By contrast, compare your experience of painfully applying synthetic phonics and having a child look blank-faced at you, having laboriously been led to sound out a word “correctly”, because they haven’t got beyond sound to meaning.

A little bit of phonics never did anyone any harm? Maybe. But, neither did a lot of talking, singing, listening and playing with sounds. Instead of children facing phoneme fatigue, why don’t we first foster in them the love of language?

With an adequate word memory, a store of sounds, it is possible to pick ‘n’

mix. There are options to be considered or discarded. Without this, a little bit of phonics isn’t even possible.

And, yet, phonics is proclaimed a panacea. Well, it isn’t. It is a useful strategy, but only a part of the process.

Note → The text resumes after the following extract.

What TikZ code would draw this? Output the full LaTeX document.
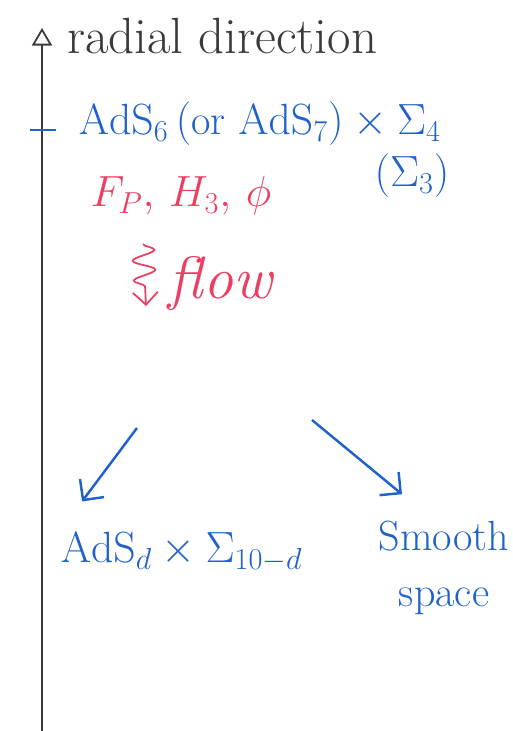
\documentclass[tikz,border=0pt]{standalone}
\usepackage{amsmath}
\usetikzlibrary{arrows.meta, positioning, calc, decorations.pathmorphing}
\definecolor{cblue}{HTML}{1F62CC}
\definecolor{cred}{HTML}{EA3F62}
\definecolor{cink}{HTML}{3A3A3A}
\tikzset{
  every picture/.style={line width=1.2pt},
  blu/.style={text=cblue, font=\fontsize{24}{29}\selectfont, inner sep=1pt},
  rd/.style={text=cred, inner sep=1pt},
  arrow/.style={-{Straight Barb[length=3mm]}, draw=cblue, line width=1.4pt},
}
\begin{document}
\begin{tikzpicture}[x=0.02cm, y=-0.02cm,
  axis/.style={draw=cink, line width=1pt, -{Triangle[open, length=3.5mm, width=4mm]}},
  wiggle/.style={draw=cred, line width=1pt, decorate,
    decoration={snake, amplitude=2.2mm, segment length=4mm, post length=3mm}}]
  \useasboundingbox (0,0) rectangle (513,731);
  % axis
  \coordinate (bot) at (42,731);
  \coordinate (top) at (42,28);
  \draw[axis] (bot) -- (top);
  \coordinate (tl) at (30,130); \coordinate (tr) at (56,130);
  \draw[draw=cblue, line width=1.6pt] (tl) -- (tr);
  \node[anchor=west, text=cink, font=\fontsize{29}{34}\selectfont, inner sep=0pt] (rad) at (66,36) {radial direction};
  % UV
  \node[blu, anchor=west] (uv) at (76,124) {$\mathrm{AdS}_6\,(\text{or }\mathrm{AdS}_7)\times\Sigma_4$};
  \node[blu] (sig) at (412,176) {$(\Sigma_3)$};
  \node[rd, anchor=west, font=\fontsize{24}{28}\selectfont] (fields) at (88,196) {$F_P,\,H_3,\,\phi$};
  % flow
  \coordinate (fa) at (143,244);
  \coordinate (fb) at (146,306);
  \draw[wiggle, -{Straight Barb[length=2.5mm]}] (fa) -- (fb);
  \node[rd, anchor=west, font=\fontsize{34}{40}\selectfont\itshape] (flow) at (166,284) {flow};
  % IR
  \node[blu, anchor=west, font=\fontsize{26}{31}\selectfont] (ir) at (58,552) {$\mathrm{AdS}_d\times\Sigma_{10-d}$};
  \node[blu, align=center, font=\fontsize{24}{32}\selectfont] (smooth) at (444,568) {Smooth\\space};
  \coordinate (la) at (137,428);
  \coordinate (ra) at (312,420);
  \draw[arrow] (la) -- ($(ir.north west)+(24,-28)$);
  \draw[arrow] (ra) -- ($(smooth.north west)+(26,-24)$);
\end{tikzpicture}
\end{document}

Of course the skills of reading and writing have to be learned and taught.

But, to ignore the importance of an atmosphere of praise and encouragement; of emotional support which encourages risk without fear of failure; of enjoyment and excitement in reading; of wanting to write; and of fun, is foolishness. It’s never simply a matter of regulation nuts and bolts.

So, please, let’s stop hankering after a one-strand solution. As they would say at the other end of the world, “Eet simply doesn’t make sinse. Yiss?”

Jeremy Long is a former teacher in a speech and language unit.